Je ne trouve pas que l’unité soit seulement à espérer à moyen terme, mais qu’elle est déjà bien réelle entre catholiques et protestants, au niveau des personnes.

En réalité, la difficulté entre chrétiens ne se situe pas vraiment entre catholicisme et protestantisme mais la question se situe à mon avis plutôt là, entre ces deux courants qui montent aussi bien dans le catholicisme que dans le protestantisme : les progressistes versus les conservateurs, ceux qui vivent leur foi de façon ouverte et ceux qui préfèrent vivre leur foi entre personnes de la même sensibilité. Entre ceux qui considèrent leur propre façon de voir et de pratiquer est sacrée, divine, et ceux qui considèrent que Dieu est au delà de toute parole et de tout rite humain. Entre ceux qui considèrent qu’il y a des fidèles (à l’intérieur de leur église) et les infidèles (à l’extérieur). Cela donne :

  • D’un côté un courant qui allie la spiritualité et la réflexion la plus intelligente possible, se réjouissant du pluralisme, insistant sur la sincérité de la relation à Dieu et de la réflexion de chacun.
  • et de l’autre un courant qui valorise comme essentiels une adhésion à une doctrine, ses rites ou sa compréhension des Ecritures, valorisant aussi l’expérience religieuse collective très régulière, faisant de cela le ciment de la communauté chrétienne.
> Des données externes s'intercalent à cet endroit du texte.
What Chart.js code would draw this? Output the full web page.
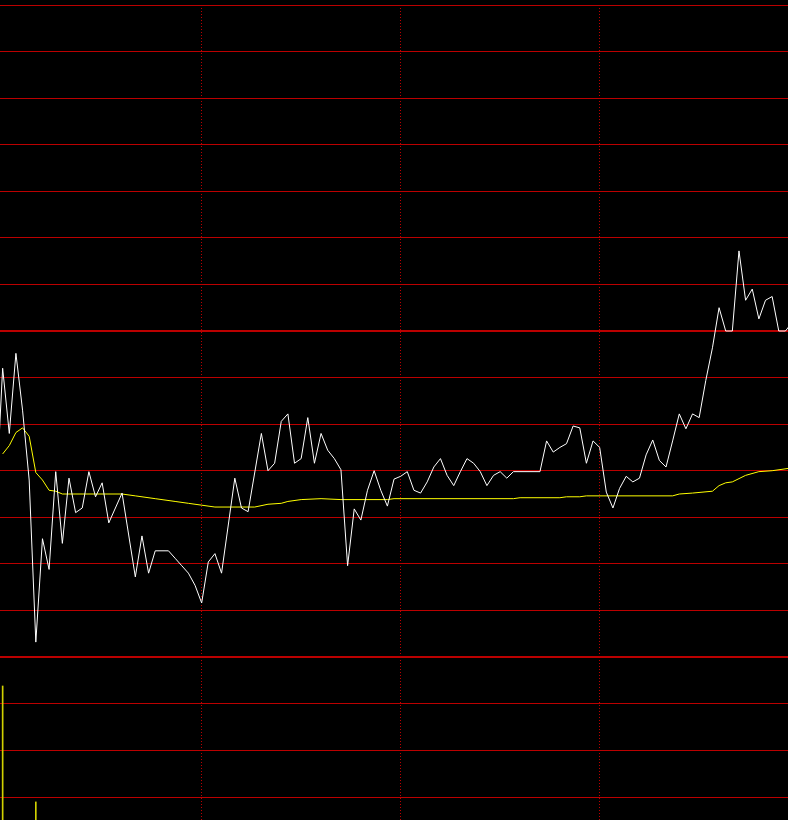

C’est bien le droit de chacun de vivre sa foi comme il l’entend, franchement. En ce qui concerne le mouvement cherchant à vivre l’unité des chrétiens, il est plus facile de vivre cela dans le premier courant, car il permet une communion dans la diversité des formes. C’est la tradition la plus ancienne parmi les disciples du Christ, unissant des personnes aussi différentes dans leur sensibilités Pierre, Jean, Jacques « frère du Seigneur », Paul, Marie, Marie-Madeleine… Acceptant qu’il y ait dans la famille des disciples du Christ des chrétiens « judaïsants », et d’autres ne suivant pas la Loi de Moïse, des courants baptisant leurs membres et des courants comme celui de Paul ne le pratiquant qu’exceptionnellement…

Le rapport que nous avons avec notre propre façon d’être chrétien est ainsi plus déterminant pour l’unité des chrétiens, que le fait d’être de telle ou de telle confession. C’est ainsi notre propre conversion qui est la clef, replaçant le Dieu de Jésus-Christ au centre, à un autre niveau que nos légitimes façons d’exprimer notre foi, de la vivre, d’interpréter la Bible, et de rendre un culte à Dieu.

Avec les orthodoxes, dans l’accompagnement des familles,  j’ai toujours rencontré plus de difficultés qu’avec les paroisses catholiques, car les rites orthodoxes sont souvent du genre non négociable rendant difficile de faire place en parité aux deux confessions pour un mariage, par exemple, ou pour un baptême. Pour le reste, les rapportes entre théologiens est bon, et entre fidèles de la base, dans las familles, cet œcuménisme là ne pose pas de problèmes dans la plupart des cas, je pense.

Avec les églises « évangéliques », baptistes, pentecôtistes, l’œcuménisme n’est pas très facile, à mon avis, alors même que ces courants chrétiens sont souvent issus historiquement de la même réforme protestante du XVIe siècle. Il est en effet souvent difficile de lire la Bible ensemble (alors qu’avec l’église romaine nous avons la même démarche d’exégèse), il y a souvent une difficulté de reconnaissance du baptême d’une personne baptisée dans notre église (alors qu’il y a une pleine reconnaissance entre nous avec les catholiques sur ce plan là).

Je nous sens donc dans une unité profonde. Si l’on parle d’espérance de progrès à moyen terme, j’aimerais que le signe visible non seulement d’un accueil eucharistique mais d’une intercommunion joyeuse et sincère soit généralisé, comme l’est notre reconnaissance des baptêmes pratiqués dans les autres églises et éventuellement de baptêmes explicitement œcuméniques.

Ensuite, faudrait-il à terme une institution commune ? Je ne vois pas très bien en quoi ce serait essentiel, plus l’institution est grande et plus elle a tendance à se penser comme essentielle. Faudrait il un représentant (plus qu’un chef) qui parlerait d’une seule voix au nom de tous les chrétiens ? J’en vois l’intérêt potentiel, mais je n’y tiens pas tellement. Même le Christ, me semble-t-il a résisté à cette tentation de faire cela, préférant l’action au raz de la vie de la ou des personnes rencontrées, c’est là qu’il faisait des miracles.